Celeste Muldoon is alone when the Big One finally hits, because, for the first time ever, her best friend stood her up after school. Nicky and Celeste share a birthday, matching tattoos, an obsession with the upcoming Mars mission, and pretty much everything else. So why did he ghost her on the day she needed him most?
As the quake's death toll rises and days pass, Nicky and Celeste's parents fear the worst. But Celeste doesn't buy it. He couldn't be dead. Nicky'd spent their senior year selling essays to rich kids and was about to get caught. He'd told Celeste about his plan to vanish, to reinvent himself and escape the disaster he'd created. The quake would be perfect cover.
But she can't convince anyone that he could still be alive. Only Meo, a mysterious stranger who was somehow mixed up with Nicky, seems to believe, but Celeste has every reason to distrust him--even if her heart races whenever Meo shows up.
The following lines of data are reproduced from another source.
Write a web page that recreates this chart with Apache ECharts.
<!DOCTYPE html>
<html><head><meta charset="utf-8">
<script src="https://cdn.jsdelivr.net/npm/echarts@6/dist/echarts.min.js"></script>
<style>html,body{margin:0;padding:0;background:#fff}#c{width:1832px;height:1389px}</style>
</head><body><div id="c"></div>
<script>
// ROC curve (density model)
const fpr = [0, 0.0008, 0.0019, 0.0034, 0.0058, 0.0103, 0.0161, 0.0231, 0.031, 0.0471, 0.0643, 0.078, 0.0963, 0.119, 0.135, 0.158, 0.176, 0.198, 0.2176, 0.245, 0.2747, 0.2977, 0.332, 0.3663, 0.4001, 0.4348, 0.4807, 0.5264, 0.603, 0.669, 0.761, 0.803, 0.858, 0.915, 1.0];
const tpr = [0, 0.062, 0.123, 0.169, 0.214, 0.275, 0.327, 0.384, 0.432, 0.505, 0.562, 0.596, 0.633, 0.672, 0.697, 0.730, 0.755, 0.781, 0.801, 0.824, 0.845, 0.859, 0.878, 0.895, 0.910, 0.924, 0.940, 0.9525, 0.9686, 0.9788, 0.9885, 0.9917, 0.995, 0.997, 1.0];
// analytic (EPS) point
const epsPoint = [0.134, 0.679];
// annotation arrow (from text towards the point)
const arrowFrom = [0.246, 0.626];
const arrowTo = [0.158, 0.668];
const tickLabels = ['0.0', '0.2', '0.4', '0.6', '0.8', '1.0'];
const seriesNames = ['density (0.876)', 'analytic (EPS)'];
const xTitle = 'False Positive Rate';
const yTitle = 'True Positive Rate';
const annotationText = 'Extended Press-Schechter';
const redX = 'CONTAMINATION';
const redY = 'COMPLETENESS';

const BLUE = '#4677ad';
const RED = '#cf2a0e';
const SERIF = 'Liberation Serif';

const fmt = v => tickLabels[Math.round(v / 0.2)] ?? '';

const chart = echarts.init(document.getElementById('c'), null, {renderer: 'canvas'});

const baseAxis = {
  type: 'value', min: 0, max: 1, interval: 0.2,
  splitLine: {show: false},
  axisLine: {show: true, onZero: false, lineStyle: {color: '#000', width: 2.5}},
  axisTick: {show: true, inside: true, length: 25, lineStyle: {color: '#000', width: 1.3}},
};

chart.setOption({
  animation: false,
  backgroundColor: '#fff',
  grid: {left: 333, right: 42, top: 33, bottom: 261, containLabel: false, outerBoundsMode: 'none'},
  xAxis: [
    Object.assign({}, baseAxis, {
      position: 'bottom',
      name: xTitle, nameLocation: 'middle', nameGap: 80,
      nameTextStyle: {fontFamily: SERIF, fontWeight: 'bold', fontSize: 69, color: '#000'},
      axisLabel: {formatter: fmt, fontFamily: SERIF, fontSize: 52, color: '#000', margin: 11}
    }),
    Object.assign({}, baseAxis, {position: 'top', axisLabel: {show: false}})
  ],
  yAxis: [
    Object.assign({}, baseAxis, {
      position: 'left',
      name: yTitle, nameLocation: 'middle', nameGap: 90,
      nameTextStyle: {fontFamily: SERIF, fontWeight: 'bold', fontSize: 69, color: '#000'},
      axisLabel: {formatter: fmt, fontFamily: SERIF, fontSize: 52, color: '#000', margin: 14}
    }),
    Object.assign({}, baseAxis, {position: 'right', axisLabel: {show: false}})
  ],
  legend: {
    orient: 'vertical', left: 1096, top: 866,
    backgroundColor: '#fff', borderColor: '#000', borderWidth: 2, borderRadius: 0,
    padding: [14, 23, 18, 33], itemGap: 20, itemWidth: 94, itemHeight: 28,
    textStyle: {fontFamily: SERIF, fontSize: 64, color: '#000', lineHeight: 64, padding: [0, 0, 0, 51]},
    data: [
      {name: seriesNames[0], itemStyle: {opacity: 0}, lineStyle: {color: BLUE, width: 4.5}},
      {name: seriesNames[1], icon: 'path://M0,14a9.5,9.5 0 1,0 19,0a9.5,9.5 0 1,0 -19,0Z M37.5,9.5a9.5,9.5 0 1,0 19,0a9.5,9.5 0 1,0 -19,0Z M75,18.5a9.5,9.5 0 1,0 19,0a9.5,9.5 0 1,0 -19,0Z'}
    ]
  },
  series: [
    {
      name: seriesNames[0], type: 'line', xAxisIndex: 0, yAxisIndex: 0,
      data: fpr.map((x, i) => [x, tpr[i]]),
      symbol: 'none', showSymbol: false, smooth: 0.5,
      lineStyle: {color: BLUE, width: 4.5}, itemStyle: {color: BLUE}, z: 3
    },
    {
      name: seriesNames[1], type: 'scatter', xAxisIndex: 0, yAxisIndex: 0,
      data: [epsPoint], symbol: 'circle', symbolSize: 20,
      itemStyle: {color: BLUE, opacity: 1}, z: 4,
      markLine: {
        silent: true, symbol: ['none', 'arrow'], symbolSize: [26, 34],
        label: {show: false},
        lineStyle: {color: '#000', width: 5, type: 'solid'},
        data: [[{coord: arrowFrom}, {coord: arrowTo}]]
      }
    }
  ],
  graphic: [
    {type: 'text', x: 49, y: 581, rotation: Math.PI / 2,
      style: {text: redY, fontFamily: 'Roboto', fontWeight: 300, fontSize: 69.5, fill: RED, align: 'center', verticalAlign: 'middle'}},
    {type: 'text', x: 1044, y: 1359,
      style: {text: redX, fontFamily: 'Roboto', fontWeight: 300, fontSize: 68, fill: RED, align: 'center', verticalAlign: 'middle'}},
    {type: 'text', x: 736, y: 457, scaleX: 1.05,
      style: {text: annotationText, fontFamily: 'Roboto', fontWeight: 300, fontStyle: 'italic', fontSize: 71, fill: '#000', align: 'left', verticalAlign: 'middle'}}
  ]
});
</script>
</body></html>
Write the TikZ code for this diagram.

When Celeste finds Nicky's notebook, it sends her and Meo on a quest across the broken city, up the coast through towns sheltering quake refugees, and eventually all the way to Florida, where the mission to Mars is about to lift off.
Review Quotes
"A wise, gripping, and poignant tale of a teen finding her way."--Kirkus
"Susie Nadler, a school librarian making her YA debut, crafts a riveting mystery with real-world stakes, and the somber backdrop gives the story an emotional weight."--Booklist
About the Author
Susie Nadler was born and raised in San Francisco, where she still lives with her husband and their teenage twins. As a school librarian, she gets to spend most of her time doing the best possible things: reading and talking to kids about books. She has an MFA from the University of Montana and was a Brown Handler writer-in-residence at the San Francisco Public Library.